Deux autres hommes ont été arrêtés le 7 mai 2002 ou aux alentours de cette date après avoir rassemblé 20 000 signatures pour une pétition visant à prévenir, semble-t-il, une précédente tentative d’arrestation de Tenzin Deleg Rinpoche. Si l’un deux a depuis été relâché, l’autre, Tserang Dondrup (alias Jortse ou Jotse) a été jugé à Nyagchukha et condamné à cinq ans de prison. Il aurait quasiment perdu l’usage de ses jambes depuis son arrestation, peut-être des suites de tortures ou mauvais traitements. On sait que trois autres personnes avaient également été arrêtées en lien avec cette affaire, mais elles ont depuis été relâchées.

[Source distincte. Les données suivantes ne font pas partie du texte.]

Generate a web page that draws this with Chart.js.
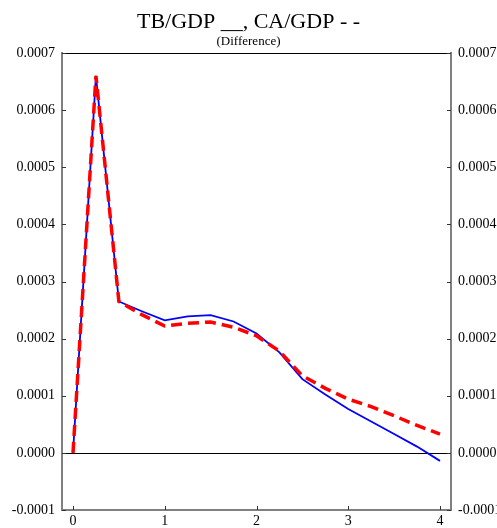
<!DOCTYPE html>
<html>
<head>
<meta charset="utf-8">
<script src="https://cdn.jsdelivr.net/npm/chart.js@4/dist/chart.umd.min.js"></script>
<style>
html,body{margin:0;padding:0;background:#fff;}
#wrap{width:497px;height:528px;position:relative;}
</style>
</head>
<body>
<div id="wrap"><canvas id="c" width="497" height="528"></canvas></div>
<script>
const titleText = "TB/GDP __, CA/GDP - -";
const subtitleText = "(Difference)";
const quarters = [0,0.25,0.5,0.75,1,1.25,1.5,1.75,2,2.25,2.5,2.75,3,3.25,3.5,3.75,4];
const tbGdp = [0,0.00066,0.000265,0.000248,0.000232,0.000239,0.000241,0.000230,0.000209,0.000176,0.000129,0.000102,0.0000767,0.000055,0.000033,0.000011,-0.000014];
const caGdp = [0,0.00066,0.000265,0.000242,0.000222,0.000227,0.000229,0.000220,0.000205,0.000178,0.000135,0.000113,0.000094,0.000081,0.000065,0.000048,0.000033];
const xTicks = [0,1,2,3,4];
const yTicks = [-0.0001,0,0.0001,0.0002,0.0003,0.0004,0.0005,0.0006,0.0007];

const SERIF = "'Liberation Serif', 'Times New Roman', serif";

const decor = {
  id: 'decor',
  beforeDatasetsDraw(chart) {
    const ctx = chart.ctx, a = chart.chartArea;
    const x = chart.scales.x, y = chart.scales.y;
    ctx.save();
    ctx.strokeStyle = '#000';
    ctx.lineWidth = 1;
    const y0 = Math.round(y.getPixelForValue(0)) + 0.5;
    ctx.beginPath(); ctx.moveTo(a.left, y0); ctx.lineTo(a.right, y0); ctx.stroke();
    ctx.beginPath(); ctx.moveTo(a.left, a.top + 0.5); ctx.lineTo(a.right, a.top + 0.5); ctx.stroke();
    ctx.strokeStyle = '#333';
    ctx.lineWidth = 1;
    yTicks.forEach(v => {
      const py = Math.round(y.getPixelForValue(v)) + 0.5;
      ctx.beginPath(); ctx.moveTo(a.left, py); ctx.lineTo(a.left + 4, py); ctx.stroke();
      ctx.beginPath(); ctx.moveTo(a.right - 4, py); ctx.lineTo(a.right, py); ctx.stroke();
    });
    xTicks.forEach(v => {
      const px = Math.round(x.getPixelForValue(v)) + 0.5;
      ctx.beginPath(); ctx.moveTo(px, a.bottom); ctx.lineTo(px, a.bottom - 4); ctx.stroke();
    });
    ctx.restore();
  },
  afterDraw(chart) {
    const ctx = chart.ctx;
    const cx = chart.width / 2;
    ctx.save();
    ctx.fillStyle = '#000';
    ctx.textAlign = 'center';
    ctx.textBaseline = 'alphabetic';
    ctx.font = "22px " + SERIF;
    ctx.fillText(titleText, cx, 28);
    ctx.font = "13px " + SERIF;
    ctx.fillText(subtitleText, cx, 45);
    ctx.restore();
  }
};

const tickFont = { family: SERIF, size: 14 };
const fmt = v => Number(v).toFixed(4);

new Chart(document.getElementById('c'), {
  type: 'line',
  data: {
    labels: quarters,
    datasets: [
      {
        label: 'TB/GDP',
        data: quarters.map((q, i) => ({ x: q, y: tbGdp[i] })),
        borderColor: '#0000ff',
        borderWidth: 1.8,
        pointRadius: 0,
        tension: 0,
        fill: false,
        order: 2
      },
      {
        label: 'CA/GDP',
        data: quarters.map((q, i) => ({ x: q, y: caGdp[i] })),
        borderColor: '#ff0000',
        borderWidth: 3.5,
        borderDash: [11, 6],
        pointRadius: 0,
        tension: 0,
        fill: false,
        order: 1
      }
    ]
  },
  options: {
    responsive: false,
    animation: false,
    events: [],
    layout: { padding: { top: 53, left: 0, right: 0, bottom: 0 } },
    plugins: { legend: { display: false }, tooltip: { enabled: false }, title: { display: false } },
    scales: {
      x: {
        type: 'linear',
        min: -0.12, max: 4.12,
        afterBuildTicks: s => { s.ticks = xTicks.map(v => ({ value: v })); },
        afterFit: s => { s.height = 18; },
        grid: { drawOnChartArea: false, drawTicks: false },
        border: { color: '#808080', width: 2 },
        ticks: { font: tickFont, color: '#000', padding: 3, maxRotation: 0, callback: v => String(v) }
      },
      y: {
        type: 'linear', position: 'left',
        min: -0.0001, max: 0.0007,
        afterBuildTicks: s => { s.ticks = yTicks.map(v => ({ value: v })); },
        afterFit: s => { s.width = 62; },
        grid: { drawOnChartArea: false, drawTicks: false },
        border: { color: '#808080', width: 2 },
        ticks: { font: tickFont, color: '#000', padding: 7, callback: fmt }
      },
      y2: {
        type: 'linear', position: 'right',
        min: -0.0001, max: 0.0007,
        afterBuildTicks: s => { s.ticks = yTicks.map(v => ({ value: v })); },
        afterFit: s => { s.width = 46; },
        grid: { drawOnChartArea: false, drawTicks: false },
        border: { color: '#808080', width: 2 },
        ticks: { font: tickFont, color: '#000', padding: 7, callback: fmt }
      }
    }
  },
  plugins: [decor]
});
</script>
</body>
</html>
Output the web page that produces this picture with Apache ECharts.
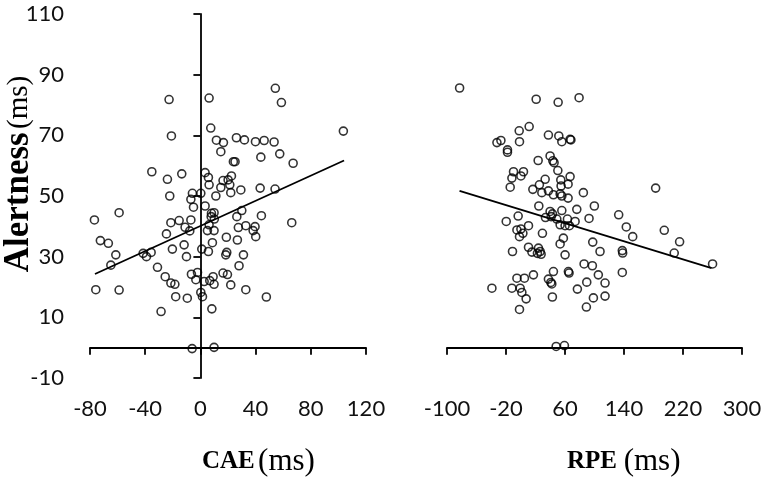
<!DOCTYPE html>
<html><head><meta charset="utf-8">
<script src="https://cdn.jsdelivr.net/npm/echarts@6/dist/echarts.min.js"></script>
<style>html,body{margin:0;padding:0;background:#fff}#c{width:768px;height:481px}</style>
</head><body><div id="c"></div>
<script>
// CAE (ms) vs Alertness (ms)
const caePoints = [
[-22.7,81.8],[6.3,82.3],[54.3,85.5],[58.7,80.8],[7.5,72.4],[-21,69.8],[103.6,71.4],[11.6,68.4],[16.7,67.6],[26.1,69.2],[31.9,68.5],[39.9,67.9],[46.2,68.3],[53.4,67.8],
[14.8,64.6],[23.9,61.3],[25.1,61.3],[43.8,62.8],[57.5,63.9],[67.2,60.8],
[-35.2,58],[-23.9,55.5],[-13.5,57.3],[3.4,57.7],[5.8,56.1],[6.3,53.7],[16.4,55.1],[20.1,55.3],[22.5,56.6],[21.3,53.7],[22,51.1],[14.8,52.8],[29.3,52],[43.3,52.6],[54.1,52.3],
[-22.2,50],[-5.8,50.9],[0.3,50.9],[-6.9,48.9],[-5,46.3],[11.2,50],[3.4,46.7],[30,45.2],[44.2,43.5],[8,44.3],[9.9,44.5],[7.8,43.2],[10.1,42.4],[26.4,43.2],[66.2,41.2],
[-21.4,41.2],[-15.4,41.9],[-6.9,42.1],[-11.1,39.7],[-7.7,38.5],[6.3,40.5],[5.1,38.6],[9.9,38.6],[27.5,39.6],[32.9,40.2],[39.6,39.9],[38.2,38.6],[40.1,36.6],
[-24.6,37.5],[18.8,36.4],[26.8,35.5],[8.7,34.6],[-35.7,31.4],[-20.3,32.5],[-11.8,33.9],[-10.1,30],[1,32.5],[5.8,31.7],[19.1,31.4],[18.4,30.6],[31.2,30.6],[28,27],
[-31.1,26.5],[-25.5,23.4],[-21.4,21.3],[-18.5,20.9],[-6.5,24.2],[-2.1,24.8],[-3.3,22.4],[2.7,21.8],[6.8,22.1],[9.2,23.4],[9.9,20.9],[16.4,24.6],[19.6,24.1],[22,20.7],[32.9,19.1],
[-17.9,16.8],[-9.5,16.3],[0.3,18.2],[1.5,16.8],[47.8,16.7],
[-76.8,42.1],[-58.9,44.5],[-72.5,35.3],[-66.7,34.4],[-61.3,30.6],[-64.9,27.2],[-41.5,31.1],[-39.1,30],[-75.8,19.1],[-58.9,19],[8.3,12.8],[-28.5,11.9],[-6,-0.3],[9.9,0.1]
];
// RPE (ms) vs Alertness (ms)
const rpePoints = [
[-82.9,85.6],[20.9,81.9],[50.7,80.9],[79.1,82.4],
[11.4,72.9],[-2.1,71.5],[-26.9,68.3],[-32.3,67.6],[-1.7,67.9],[37.5,70.1],[51.6,69.8],[55.7,67.9],[66.9,68.7],[68,68.5],
[-18,65.2],[-18,64.4],[39.8,63.2],[43.5,61.6],[45.2,61],[23.6,61.7],[50.3,58.4],
[-9.8,58],[3.7,58],[-12,55.9],[0.2,56.6],[66.9,56.4],[54.3,55.3],[64.2,53.9],[54.7,53.3],[33.1,55.5],
[-14.3,52.9],[16.4,52.2],[25.3,53.7],[28.6,51.1],[37.5,51.7],[44.3,50.4],[53.4,50.7],[55.7,50],[64.2,49.3],[84.9,51.1],
[99.8,46.7],[76,45.6],[24.5,46.7],[55.7,45.2],[39.8,44.9],[43,44.1],[41.2,43.2],[33.5,42.9],[92.6,42.6],[48.9,42.4],[63.3,42.4],[-3.5,43.4],[-19.7,41.6],
[53.4,40.5],[60.1,40.2],[66,40.2],[73.7,41.6],[10.5,40.2],[-5.2,38.8],[0.2,39.1],[2.9,37.7],[-1.7,36.6],[29.4,37.7],[97.6,34.8],[57.8,36.1],[53.4,34.2],
[-11.2,31.7],[10.5,33.1],[15.1,31.5],[24,32.8],[26.3,31.7],[27.6,30.8],[22.6,31.1],[60.1,30.6],[107.5,31.7],[85.9,27.6],[97.1,27],
[44.3,25.1],[64.6,25.1],[65.5,24.6],[17.2,24],[5,22.9],[-5.2,22.9],[105.2,24],[37.5,22.6],[40.8,21.5],[42.1,21],[89.5,21.6],[114.3,21.3],
[-39.1,19.6],[-12,19.6],[-0.8,19.6],[1.5,18.2],[76.8,19.3],[42.9,16.7],[98.5,16.4],[114.3,17],
[182.9,52.6],[132.8,43.8],[143.1,39.8],[194.6,38.7],[151.8,36.6],[215.4,34.9],[137.7,32],[138.2,31.2],[208.1,31.2],[260.1,27.6],[137.7,24.8],[7.3,16.1],[89,13.4],[-1.7,12.6],[48,0.4],[59.2,0.7]
];
// fitted trend lines (endpoints)
const caeTrend = [[-76.4,24.3],[104.1,61.7]];
const rpeTrend = [[-83,51.7],[258.7,26.2]];
// axis ranges / tick labels
const yTicks = [-10,10,30,50,70,90,110];
const caeTicks = [-80,-40,0,40,80,120];
const rpeTicks = [-100,-20,60,140,220,300];

const labelFont = {fontFamily:'Lato', fontSize:22, color:'#111'};
const axisLine = {show:true, lineStyle:{color:'#000', width:1.8}};
const axisTick = {show:true, inside:false, length:7, lineStyle:{color:'#000', width:1.8}};

const scatterStyle = {color:'rgba(0,0,0,0)', borderColor:'#000', borderWidth:1.6};

const chart = echarts.init(document.getElementById('c'), null, {renderer:'canvas'});
chart.setOption({
  animation:false,
  backgroundColor:'#fff',
  grid:[
    {left:90, top:14, width:276, height:364},
    {left:447, top:14, width:295, height:364}
  ],
  xAxis:[
    {gridIndex:0, type:'value', min:caeTicks[0], max:caeTicks[caeTicks.length-1], interval:caeTicks[1]-caeTicks[0],
     axisLine:axisLine, axisTick:axisTick, splitLine:{show:false},
     axisLabel:Object.assign({margin:20}, labelFont)},
    {gridIndex:1, type:'value', min:rpeTicks[0], max:rpeTicks[rpeTicks.length-1], interval:rpeTicks[1]-rpeTicks[0],
     axisLine:axisLine, axisTick:axisTick, splitLine:{show:false},
     axisLabel:Object.assign({margin:20}, labelFont)}
  ],
  yAxis:[
    {gridIndex:0, type:'value', min:yTicks[0], max:yTicks[yTicks.length-1], interval:yTicks[1]-yTicks[0],
     axisLine:axisLine, axisTick:axisTick, splitLine:{show:false},
     axisLabel:Object.assign({margin:26}, labelFont)},
    {gridIndex:1, type:'value', min:yTicks[0], max:yTicks[yTicks.length-1], interval:yTicks[1]-yTicks[0],
     show:false, splitLine:{show:false}}
  ],
  graphic:[
    {type:'text', x:202, y:462, style:{text:'{b|CAE} {n|(ms)}', verticalAlign:'middle', align:'left',
      rich:{b:{fontFamily:'Liberation Serif', fontWeight:'bold', fontSize:25, fill:'#000'},
            n:{fontFamily:'Liberation Serif', fontSize:31, fill:'#000'}}}},
    {type:'text', x:567, y:462, style:{text:'{b|RPE}  {n|(ms)}', verticalAlign:'middle', align:'left',
      rich:{b:{fontFamily:'Liberation Serif', fontWeight:'bold', fontSize:25, fill:'#000'},
            n:{fontFamily:'Liberation Serif', fontSize:31, fill:'#000'}}}},
    {type:'text', x:19, y:174, rotation:Math.PI/2, style:{text:'{b|Alertness} {n|(ms)}', verticalAlign:'middle', align:'center',
      rich:{b:{fontFamily:'Liberation Serif', fontWeight:'bold', fontSize:35, fill:'#000'},
            n:{fontFamily:'Liberation Serif', fontSize:29, fill:'#000'}}}}
  ],
  series:[
    {type:'scatter', xAxisIndex:0, yAxisIndex:0, data:caePoints, symbol:'circle', symbolSize:8, itemStyle:scatterStyle, z:3},
    {type:'line', xAxisIndex:0, yAxisIndex:0, data:caeTrend, symbol:'none', lineStyle:{color:'#000', width:1.8}, z:2},
    {type:'scatter', xAxisIndex:1, yAxisIndex:1, data:rpePoints, symbol:'circle', symbolSize:8, itemStyle:scatterStyle, z:3},
    {type:'line', xAxisIndex:1, yAxisIndex:1, data:rpeTrend, symbol:'none', lineStyle:{color:'#000', width:1.8}, z:2}
  ]
});
</script></body></html>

Selon certaines informations, un fonctionnaire du Bureau local des affaires religieuses aurait récemment confirmé que Tserang Dondrup avait été condamné à cinq ans pour " activités séparatistes ".Il aurait également indiqué que deux autres personnes avaient été condamnées dans le cadre de cette affaire. On ne sait pas s’il faisait référence à Tenzin Deleg Rinpoche et Lobsang Dhondup ou à deux autres personnes. Il aurait également déclaré qu’il y avait eu d’autres mises en détention dans le cadre de cette affaire mais que toutes les personnes avaient été relâchées depuis. l
Amnesty International a lancé des Actions urgentes à propos des affaires énumérées ci-dessus.